Sejurus kemudian kulihat dia beralih kearah tas yang menggantung
di bahunya. Dia tampak sibuk mencari – cari sesuatu di dalamnya. Tanganya
memegang sesuatu. Dikeluarkannya benda kecil itu dari dalam tasnya.
"Dia memberiku Oreo"
“Ini untukmu.”
Aku terkejut. Dia memberikan sebuah Oreo kecil
padaku. Seumur – umur di Korea baru kali ini ada anak kecil yang memberiku
makanan. Biasanya yang sering memberikan barang – barang atau makanan itu orang
dewasa.
“Untukku?” Dia mengangguk. “Wah, terima kasih.”
Aku masih syok dengan tingkah anak ini. Oh! aku tak membawa pin
angklung. Apa yang bisa kuberikan pada anak ini. Teringat seruling yang kubawa
yang kebetulan masih ada dua. Tanpa pikir panjang kuberikan salah satu seruling
itu padanya. Toh kami sudah tidak ada jadwal pertunjukan lagi dan masih ada
satu seruling lagi milik Reyhan, muridku, jika tiba-tiba ada kesempatan tampil
lagi. Dari raut wajahnya kulihat ekspresi terkejut. Sama seperti ketika aku
menerima Oreo darinya.
“Untuk aku?”
“Ya, itu untukmu. Kau sudah memberiku Oreo. Jadi
seruling ini kuberikan padamu.”
Air mukanya berubah senang. Dengan bangga dia perlihatkan seruling
itu pada ibunya.
“Kau bisa belajar dari Youtube. Apa kau punya kertas
dan pinsil?” Segera tangan kecilnya sibuk mencari – cari barang yang kuminta.
Kutuliskan kata kunci untuk mencari video permainan seruling dalam huruf latin
dan hangul. “Kau bisa mencarinya di Youtube dengan mengetikan
ini.” Dia mengangguk – angguk paham.
“Kau harus belajar memainkannya dengan rajin.” Ujar ibunya.

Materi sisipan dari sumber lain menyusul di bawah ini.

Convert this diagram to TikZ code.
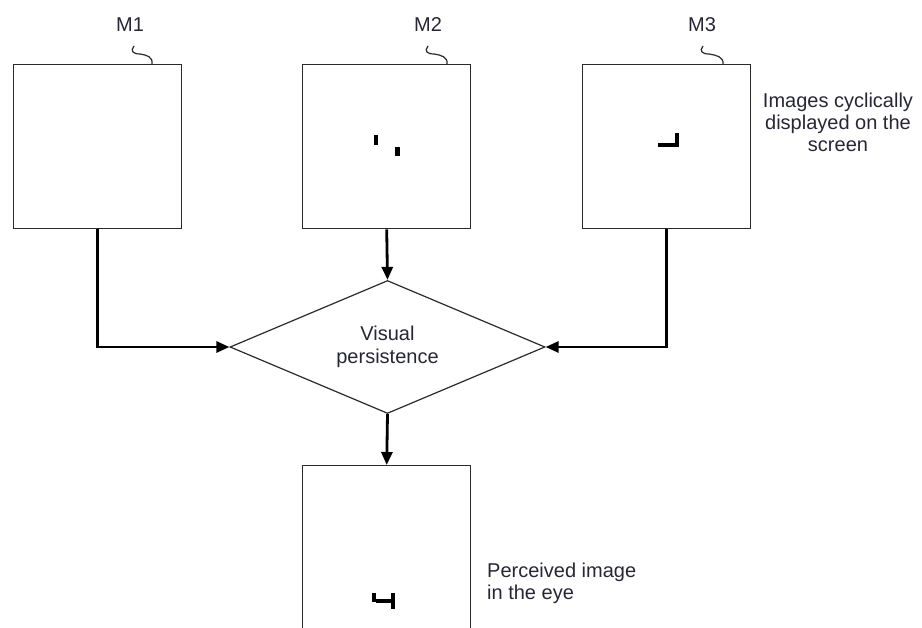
\documentclass[tikz,border=0pt]{standalone}
\usepackage{fontspec}
\setmainfont{Liberation Sans}
\usetikzlibrary{shapes.geometric,arrows.meta}
\definecolor{inkline}{HTML}{2A2A2A}
\definecolor{inktext}{HTML}{262636}
\tikzset{
  framebox/.style={draw=inkline, line width=1.4pt, minimum width=168pt, minimum height=164pt, inner sep=0pt, anchor=north west},
  decision/.style={draw=inkline, line width=1.2pt, shape=diamond, aspect=2.37, minimum width=315pt, minimum height=133pt, inner sep=0pt, align=center, text=inktext, font=\fontsize{20}{23}\selectfont},
  flow/.style={line width=2.8pt, -{Triangle[length=13pt,width=11pt]}},
  lbl/.style={text=inktext, font=\fontsize{20}{22}\selectfont, inner sep=0pt},
  squig/.style={draw=inkline, line width=1.2pt},
  px/.style={fill=black}
}
\begin{document}
\begin{tikzpicture}[x=1pt,y=-1pt]
\useasboundingbox (0,0) rectangle (922,628);
\clip (0,0) rectangle (922,628);

% the three displayed frames
\node[framebox] (m1) at (13,64) {};
\node[framebox] (m2) at (302,64) {};
\node[framebox] (m3) at (582,64) {};

% frame labels with their leader squiggles
\node[lbl] (l1) at (130,25) {M1};
\node[lbl] (l2) at (428,25) {M2};
\node[lbl] (l3) at (702,25) {M3};
\coordinate (s1) at (134,46);
\coordinate (s2) at (428,46);
\coordinate (s3) at (703,46);
\draw[squig] (s1) .. controls (130,51) and (133,54) .. (140,54) .. controls (147,55) and (153,57) .. (152,64);
\draw[squig] (s2) .. controls (424,51) and (427,54) .. (434,54) .. controls (441,55) and (448,57) .. (447,64);
\draw[squig] (s3) .. controls (699,51) and (702,54) .. (709,54) .. controls (716,55) and (724,57) .. (723,64);

% pixels shown in frame M2
\fill[px] (374,135) rectangle (378,145);
\fill[px] (395,147) rectangle (400,156);
% pixels shown in frame M3
\fill[px] (658,143) rectangle (675,147);
\fill[px] (675,133) rectangle (679,147);

\node[lbl, align=center] (cap) at (838,122) {Images cyclically\\displayed on the\\screen};

% persistence stage
\node[decision] (vp) at (387.5,347) {Visual\\persistence};

% perceived frame (runs past the lower edge)
\node[framebox, minimum height=220pt] (out) at (302,465) {};
\fill[px] (372,593) rectangle (376,602);
\fill[px] (376,599) rectangle (391,603);
\fill[px] (391,593) rectangle (395,609);
\node[lbl, align=left, anchor=west] (pcap) at (487,583) {Perceived image\\in the eye};

% connectors
\draw[flow] (m1.south) |- (vp.west);
\draw[flow] (m2.south) -- (vp.north);
\draw[flow] (m3.south) |- (vp.east);
\draw[flow] (vp.south) -- (out.north);
\end{tikzpicture}
\end{document}
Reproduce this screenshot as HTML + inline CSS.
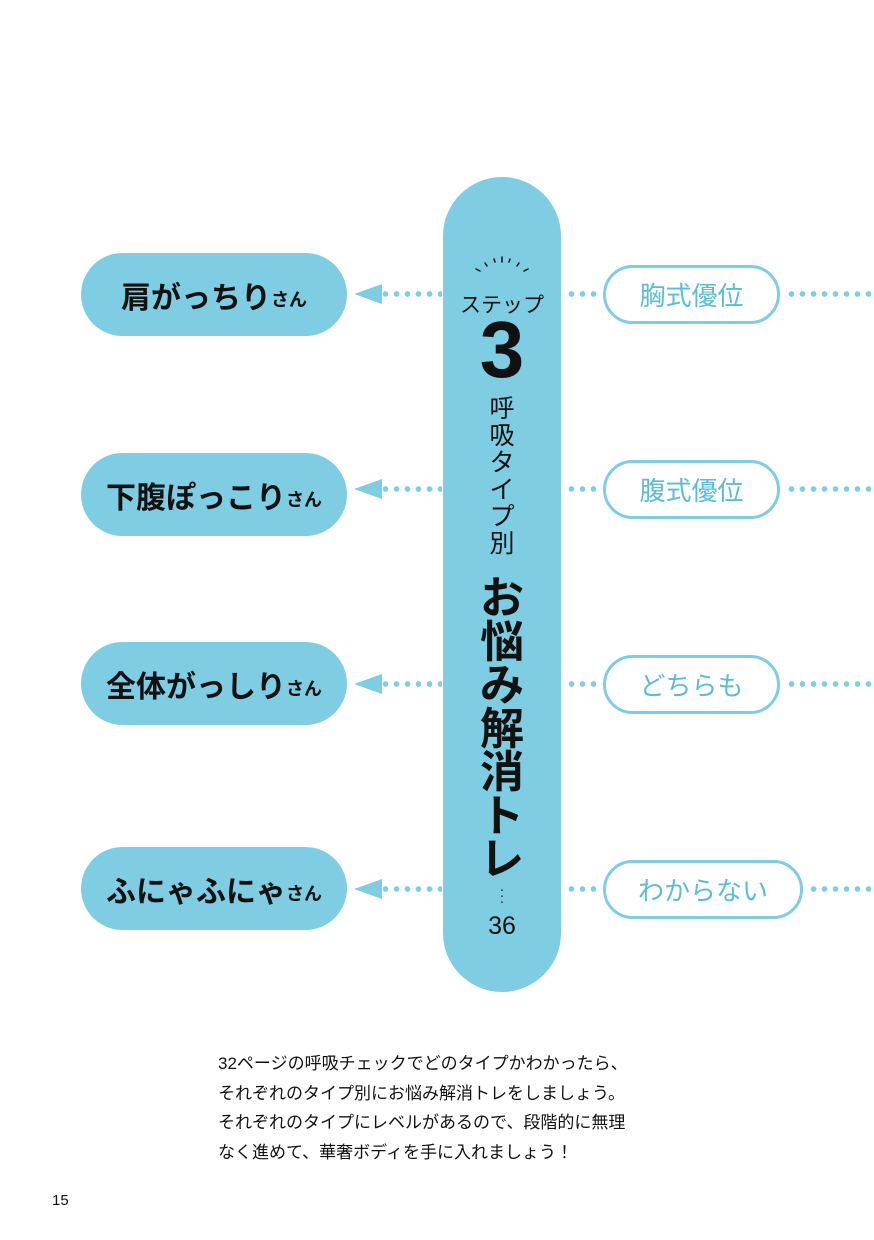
<!DOCTYPE html>
<html><head><meta charset="utf-8"><style>
body{margin:0;width:874px;height:1240px;background:#fff;position:relative;overflow:hidden;font-family:"Liberation Sans","Noto Sans CJK JP",sans-serif;}
.a{position:absolute;}
.lp{position:absolute;left:81px;width:266px;height:83px;border-radius:42px;background:#7ecde3;display:flex;align-items:center;justify-content:center;font-weight:bold;font-size:30px;color:#111;letter-spacing:0px;}
.lp small{font-size:18px;margin-top:8px;}
.rp{position:absolute;left:603px;width:171px;height:53px;border:3px solid #7ecde3;border-radius:30px;display:flex;align-items:center;justify-content:center;color:#5bbcd8;font-size:26px;background:#fff;}
.dl{position:absolute;height:6px;background:radial-gradient(circle,#7ecde3 2.6px,transparent 3px) 0 0/11px 6px repeat-x;}
.ar{position:absolute;left:354px;width:0;height:0;border-top:10px solid transparent;border-bottom:10px solid transparent;border-right:28px solid #7ecde3;}
</style></head><body>
<div class="a" style="left:443px;top:177px;width:118px;height:815px;border-radius:59px;background:#7ecde3;"></div>

<div class="dl" style="left:380px;top:291px;width:62px"></div>
<div class="dl" style="left:566px;top:291px;width:36px"></div>
<div class="dl" style="left:786px;top:291px;width:88px"></div>
<div class="ar" style="top:284px"></div>
<div class="lp" style="top:253px">肩がっちり<small>さん</small></div>
<div class="rp" style="top:265px">胸式優位</div>

<div class="dl" style="left:380px;top:486px;width:62px"></div>
<div class="dl" style="left:566px;top:486px;width:36px"></div>
<div class="dl" style="left:786px;top:486px;width:88px"></div>
<div class="ar" style="top:479px"></div>
<div class="lp" style="top:453px">下腹ぽっこり<small>さん</small></div>
<div class="rp" style="top:460px">腹式優位</div>

<div class="dl" style="left:380px;top:681px;width:62px"></div>
<div class="dl" style="left:566px;top:681px;width:36px"></div>
<div class="dl" style="left:786px;top:681px;width:88px"></div>
<div class="ar" style="top:674px"></div>
<div class="lp" style="top:642px">全体がっしり<small>さん</small></div>
<div class="rp" style="top:655px">どちらも</div>

<div class="dl" style="left:380px;top:886px;width:62px"></div>
<div class="dl" style="left:566px;top:886px;width:36px"></div>
<div class="dl" style="left:808px;top:886px;width:66px"></div>
<div class="ar" style="top:879px"></div>
<div class="lp" style="top:847px">ふにゃふにゃ<small>さん</small></div>
<div class="rp" style="top:860px;width:194px">わからない</div>

<svg class="a" style="left:470px;top:255px" width="64" height="22"><g stroke="#111" stroke-width="1.5" stroke-linecap="round">
<line x1="10" y1="16" x2="6" y2="14"/><line x1="17" y1="11" x2="15" y2="8"/><line x1="25" y1="7" x2="24" y2="4"/><line x1="32" y1="7" x2="32" y2="2"/><line x1="39" y1="7" x2="40" y2="4"/><line x1="47" y1="11" x2="49" y2="8"/><line x1="54" y1="16" x2="58" y2="14"/></g></svg>
<div class="a" style="left:443px;width:118px;top:289px;text-align:center;font-size:21px;color:#111;">ステップ</div>
<div class="a" style="left:443px;width:118px;top:310px;text-align:center;font-size:80px;font-weight:bold;line-height:80px;color:#111;">3</div>
<div class="a" style="left:488px;top:396px;width:28px;font-size:25px;line-height:27px;text-align:center;color:#111;">呼<br>吸<br>タ<br>イ<br>プ<br>別</div>
<div class="a" style="left:472px;top:577px;width:60px;font-size:44px;line-height:43.5px;font-weight:bold;text-align:center;color:#111;">お<br>悩<br>み<br>解<br>消<br>ト<br>レ</div>
<div class="a" style="left:443px;width:118px;top:886px;text-align:center;font-size:14px;line-height:6px;color:#111;">·<br>·<br>·</div>
<div class="a" style="left:443px;width:118px;top:912px;text-align:center;font-size:25px;color:#111;">36</div>

<div class="a" style="left:218px;top:1049px;font-size:17px;line-height:29.5px;color:#111;">32ページの呼吸チェックでどのタイプかわかったら、<br>それぞれのタイプ別にお悩み解消トレをしましょう。<br>それぞれのタイプにレベルがあるので、段階的に無理<br>なく進めて、華奢ボディを手に入れましょう！</div>
<div class="a" style="left:52px;top:1192px;font-size:15px;color:#111;">15</div>
</body></html>
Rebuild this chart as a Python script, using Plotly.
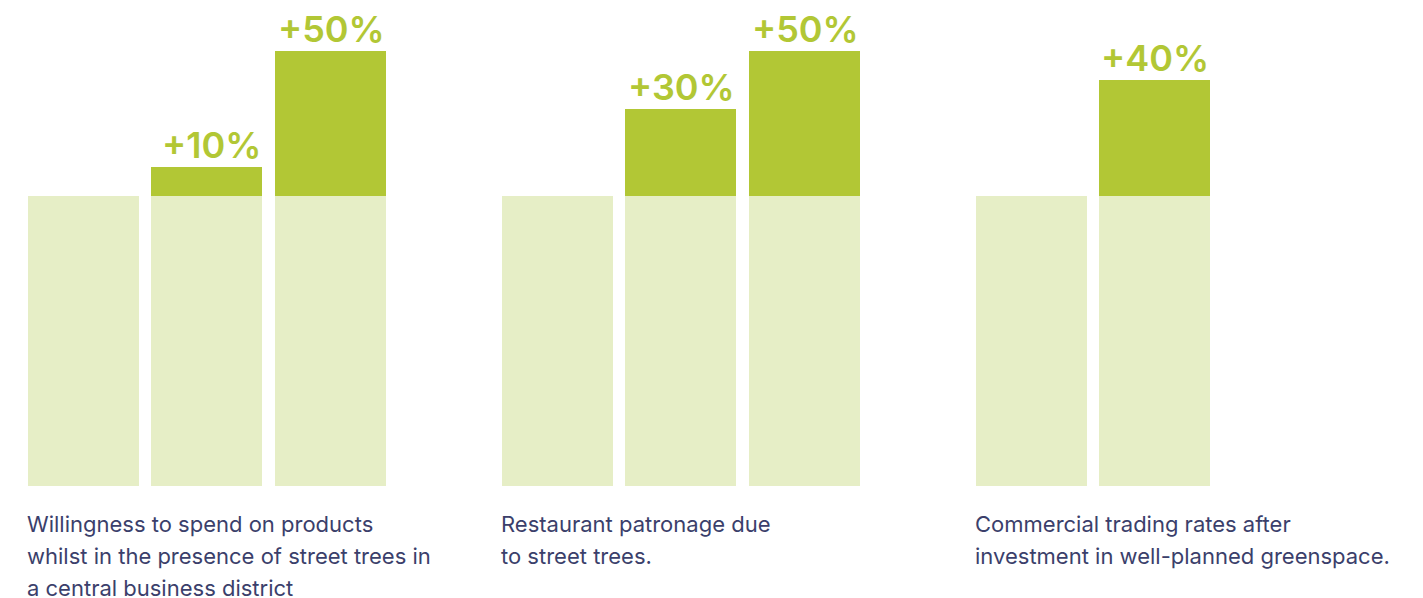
import plotly.graph_objects as go

# Data: three comparisons, each with a baseline bar (100) and uplift bars
groups = ["spend", "restaurant", "trading"]
baseline = [100, 100, 100, 100, 100, 100, 100, 100]
uplift = [0, 10, 50, 0, 30, 50, 0, 40]
uplift_labels = ["", "+10%", "+50%", "", "+30%", "+50%", "", "+40%"]
bar_group = [0, 0, 0, 1, 1, 1, 2, 2]
bar_slot = [0, 1, 2, 0, 1, 2, 0, 1]
captions = [
    ["Willingness to spend on products",
     "whilst in the presence of street trees in",
     "a central business district"],
    ["Restaurant patronage due", "to street trees."],
    ["Commercial trading rates after",
     "investment in well-planned greenspace."],
]

# Layout geometry (pixel-based axis units)
W, H = 1423, 598
FIRST_LEFT = 28
BAR_W = 111
SLOT_STEP = 123.4
GROUP_STEP = 474
BASE_PX = 486          # pixel row of the zero line (from top)
PX_PER_UNIT = 2.9      # 100 units span 290 px

LIGHT = "#e6eec6"
GREEN = "#b2c735"
NAVY = "#3b3f6b"

x_centers = [FIRST_LEFT + BAR_W / 2 + g * GROUP_STEP + s * SLOT_STEP
             for g, s in zip(bar_group, bar_slot)]

y_min = -(H - BASE_PX) / PX_PER_UNIT
y_max = BASE_PX / PX_PER_UNIT


def px_to_y(py):
    return (BASE_PX - py) / PX_PER_UNIT


fig = go.Figure()
fig.add_trace(go.Bar(x=x_centers, y=baseline, width=BAR_W,
                     marker=dict(color=LIGHT, line=dict(width=0)),
                     hoverinfo="skip"))
fig.add_trace(go.Bar(x=x_centers, y=uplift, width=BAR_W,
                     marker=dict(color=GREEN, line=dict(width=0)),
                     hoverinfo="skip"))

annotations = []
for xc, base, up, lab in zip(x_centers, baseline, uplift, uplift_labels):
    if not lab:
        continue
    annotations.append(dict(
        x=xc + BAR_W / 2 + 1, y=base + up, xref="x", yref="y",
        text=lab, showarrow=False,
        xanchor="right", yanchor="bottom", yshift=-2,
        font=dict(family="Inter", size=36, weight=600, color=GREEN),
    ))

for g, lines in enumerate(captions):
    for i, line in enumerate(lines):
        annotations.append(dict(
            x=FIRST_LEFT + g * GROUP_STEP - 3, y=px_to_y(524 + 32 * i),
            xref="x", yref="y", text=line, showarrow=False,
            xanchor="left", yanchor="middle",
            font=dict(family="Inter", size=22, color=NAVY),
        ))

fig.update_layout(
    width=W, height=H,
    margin=dict(l=0, r=0, t=0, b=0),
    paper_bgcolor="white", plot_bgcolor="white",
    barmode="stack", bargap=0, showlegend=False,
    xaxis=dict(range=[0, W], visible=False, fixedrange=True),
    yaxis=dict(range=[y_min, y_max], visible=False, fixedrange=True),
    annotations=annotations,
)

fig.write_html("out.html")
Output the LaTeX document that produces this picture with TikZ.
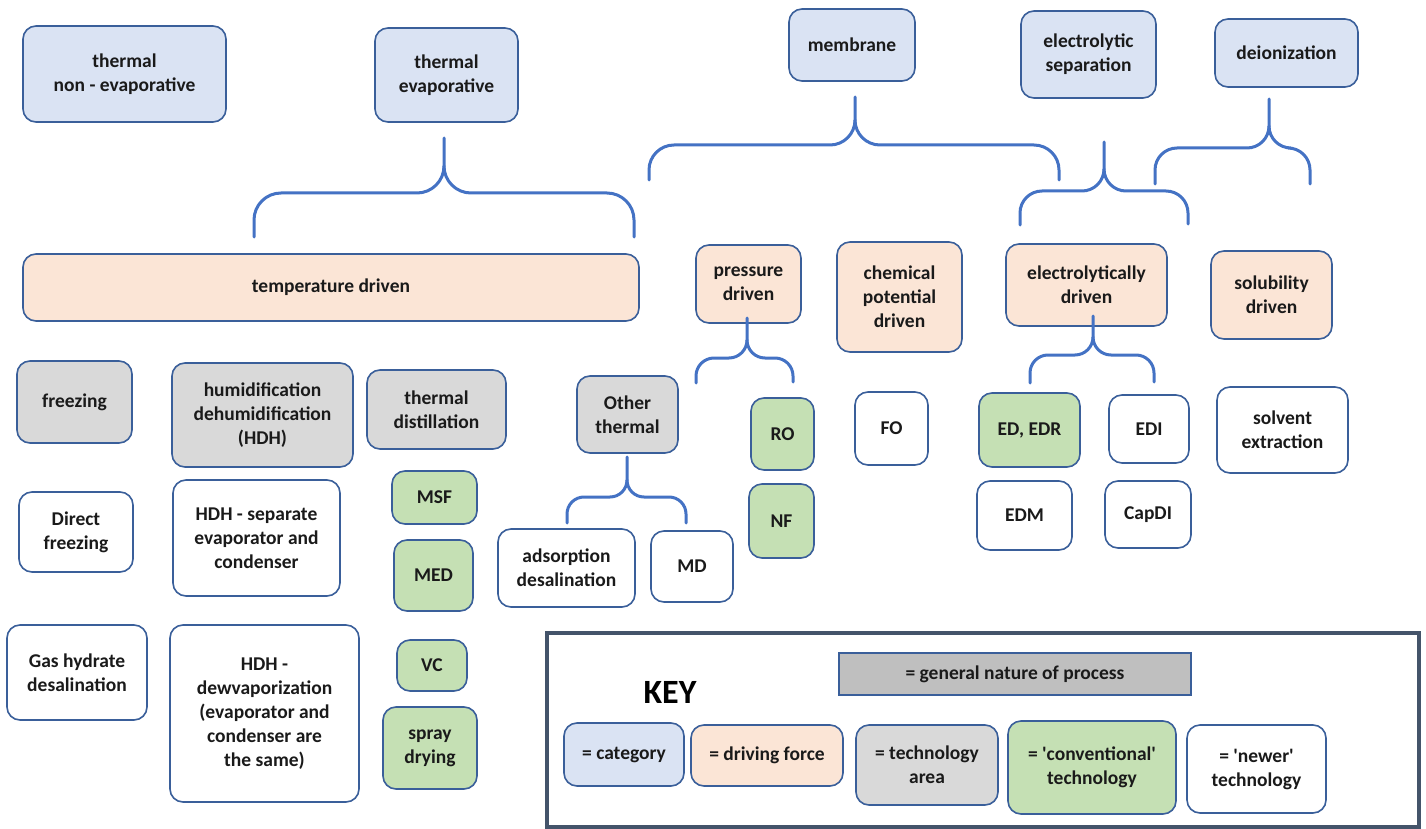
\documentclass[tikz,border=0pt]{standalone}
\usepackage{fontspec}
\setmainfont{Carlito}
\definecolor{catfill}{HTML}{DAE3F3}
\definecolor{dffill}{HTML}{FBE5D6}
\definecolor{tafill}{HTML}{D9D9D9}
\definecolor{convfill}{HTML}{C5E0B4}
\definecolor{genfill}{HTML}{BFBFBF}
\definecolor{boxline}{HTML}{3A5F9A}
\definecolor{braceblue}{HTML}{4472C4}
\definecolor{keyline}{HTML}{44546A}
\definecolor{txt}{HTML}{1A1A1A}
\tikzset{
  box/.style={draw=boxline, line width=1.6pt, rounded corners=13pt, align=center, inner sep=0pt,
    text=txt, font=\fontsize{19.5}{24}\selectfont\bfseries},
  cat/.style={box, fill=catfill},
  df/.style={box, fill=dffill},
  ta/.style={box, fill=tafill},
  conv/.style={box, fill=convfill},
  newer/.style={box, fill=white},
  bracestyle/.style={draw=braceblue, line width=3pt, line cap=round},
}
\newcommand\mybrace[8]{%
  \draw[bracestyle] (#4,#5) -- ({#4},{#3+#8}) .. controls ({#4},{#3+0.448*#8}) and ({#4+0.448*#8},{#3}) .. ({#4+#8},{#3})
    -- ({#1-#8},{#3}) .. controls ({#1-0.448*#8},{#3}) and ({#1},{#3-0.448*#8}) .. ({#1},{#3-#8}) -- (#1,#2);
  \draw[bracestyle] ({#1},{#3-#8}) .. controls ({#1},{#3-0.448*#8}) and ({#1+0.448*#8},{#3}) .. ({#1+#8},{#3})
    -- ({#6-#8},{#3}) .. controls ({#6-0.448*#8},{#3}) and ({#6},{#3+0.448*#8}) .. ({#6},{#3+#8}) -- (#6,#7);
}
\begin{document}
\begin{tikzpicture}[x=1pt,y=-1pt]
\useasboundingbox[fill=white] (0,0) rectangle (1426,829);

% categories
\node[cat, minimum width=203, minimum height=96] (tne) at (124.5,74) {thermal\\non - evaporative};
\node[cat, minimum width=143, minimum height=94] (tev) at (446.5,75) {thermal\\evaporative};
\node[cat, minimum width=126, minimum height=72] (mem) at (852,45) {membrane};
\node[cat, minimum width=135, minimum height=87] (els) at (1088.5,54.5) {electrolytic\\separation};
\node[cat, minimum width=143, minimum height=68] (dei) at (1286.5,53) {deionization};

% driving forces
\node[df, minimum width=616, minimum height=67] (temp) at (331,287.5) {temperature driven};
\node[df, minimum width=105, minimum height=78] (pd) at (748.5,284) {pressure\\driven};
\node[df, minimum width=125, minimum height=110] (cpd) at (899.5,297) {chemical\\potential\\driven};
\node[df, minimum width=161, minimum height=82] (ed) at (1086.5,285) {electrolytically\\driven};
\node[df, minimum width=121, minimum height=88] (sd) at (1271.5,295) {solubility\\driven};

% technology areas
\node[ta, minimum width=115, minimum height=82] (frz) at (74.5,402) {freezing};
\node[ta, minimum width=181, minimum height=104] (hdh) at (262.5,415) {humidification\\dehumidification\\(HDH)};
\node[ta, minimum width=139, minimum height=79] (td) at (436.5,409.5) {thermal\\distillation};
\node[ta, minimum width=101, minimum height=77] (oth) at (627.5,414.5) {Other\\thermal};

% conventional
\node[conv, minimum width=63, minimum height=72] (ro) at (782.5,434) {RO};
\node[conv, minimum width=65, minimum height=74] (nf) at (781.5,521) {NF};
\node[conv, minimum width=101, minimum height=74] (edr) at (1029.5,430) {ED, EDR};
\node[conv, minimum width=85, minimum height=53] (msf) at (434.5,497.5) {MSF};
\node[conv, minimum width=79, minimum height=71] (med) at (433.5,575.5) {MED};
\node[conv, minimum width=70, minimum height=51] (vc) at (432,665.5) {VC};
\node[conv, minimum width=94, minimum height=82] (spr) at (430,748) {spray\\drying};

% newer
\node[newer, minimum width=73, minimum height=73] (fo) at (891.5,428.5) {FO};
\node[newer, minimum width=80, minimum height=68] (edi) at (1149,429) {EDI};
\node[newer, minimum width=131, minimum height=86] (sol) at (1282.5,430) {solvent\\extraction};
\node[newer, minimum width=95, minimum height=69] (edm) at (1024.5,515.5) {EDM};
\node[newer, minimum width=86, minimum height=67] (capdi) at (1148,514.5) {CapDI};
\node[newer, minimum width=114, minimum height=80] (dfr) at (76,532) {Direct\\freezing};
\node[newer, minimum width=167, minimum height=116] (hsep) at (256.5,538) {HDH - separate\\evaporator and\\condenser};
\node[newer, minimum width=137, minimum height=78] (ads) at (566.5,568) {adsorption\\desalination};
\node[newer, minimum width=82, minimum height=71] (md) at (692,566.5) {MD};
\node[newer, minimum width=140, minimum height=95] (gas) at (77,672.5) {Gas hydrate\\desalination};
\node[newer, minimum width=189, minimum height=177] (hdew) at (264.5,713.5) {HDH -\\dewvaporization\\(evaporator and\\condenser are\\the same)};

% braces
\mybrace{444}{138}{193}{254}{237}{634}{237}{27}
\mybrace{855}{97}{145}{649}{180}{1059}{180}{25}
\mybrace{1104}{142}{191}{1020}{225}{1188}{224}{22}
\mybrace{1269}{99}{148}{1155}{184}{1310}{184}{22}
\mybrace{747}{318}{358}{696}{383}{793}{382}{18}
\mybrace{1093}{316}{355}{1030}{383}{1154}{382}{18}
\mybrace{627}{457}{497}{567}{523}{686}{523}{17}

% key
\node[draw=keyline, line width=4pt, minimum width=872, minimum height=194, inner sep=0pt] (keybox) at (983,730) {};
\node[font=\fontsize{34}{40}\selectfont\bfseries, inner sep=0pt] (keytitle) at (670,692) {KEY};
\node[box, rounded corners=0pt, fill=genfill, minimum width=352, minimum height=42] (gen) at (1015,674) {= general nature of process};
\node[cat, minimum width=120, minimum height=63] (kcat) at (624,754.5) {= category};
\node[df, minimum width=152, minimum height=61] (kdf) at (767,755.5) {= driving force};
\node[ta, minimum width=142, minimum height=80] (kta) at (927,765) {= technology\\area};
\node[conv, minimum width=168, minimum height=93] (kconv) at (1092,767.5) {= \textquotesingle conventional\textquotesingle\\technology};
\node[newer, minimum width=139, minimum height=88] (knew) at (1256.5,769) {= \textquotesingle newer\textquotesingle\\technology};
\end{tikzpicture}
\end{document}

“Ya, aku akan belajar.” Ujarnya sambil tersenyum padaku dan
ibunya.
Tak terasa kami sudah hampir mendekati stasiun Hongdae. Saking
asyiknya melayani pertanyaan anak itu, waktu tempuh menuju Hongdae jadi terasa
cepat sekali. Aku pun harus berpamitan pada anak yang sampai turun dari subway
aku lupa tanyakan namanya. Seharusnya aku berfoto dengannya. Dia melambaikan
tangannya saat aku turun. Ibunya menundukkan kepalanya sebagai salam
perpisahan.
Oreo itu masih aku pegang. Oreo ini
mahal sekali. Untuk bisa mendapatkannya aku harus menaiki pesawat, berpindah –
pindah kota, beberapa kali naik bus dan subway sampai akhirnya
aku bisa bertemu dengan anak itu. Wajah anak cerdas itu masih terbayang –
bayang jelas di pelupuk mataku. Apakah nasib akan mempertemukan kami lagi? Aku
sangat ingin bertemu denganmu lagi, nak. Apakah saat ini kau sudah bisa
memainkan seruling pemberianku. Aku masih belum bisa memakan Oreo pemberianmu. Oreo itu
masih tersimpan di kotak walaupun sudah berubah bentuk menjadi potongan –
potongan karena tertindih barang lain ketika kusimpan di ranselku.
Sepertinya Oreo itu tak akan pernah bisa kumakan. Oreo itu
bagian dari cerita penting dalam perjalanku bersama 10 orang murid dan seorang
guru seni ke Korea Selatan selama 10 hari.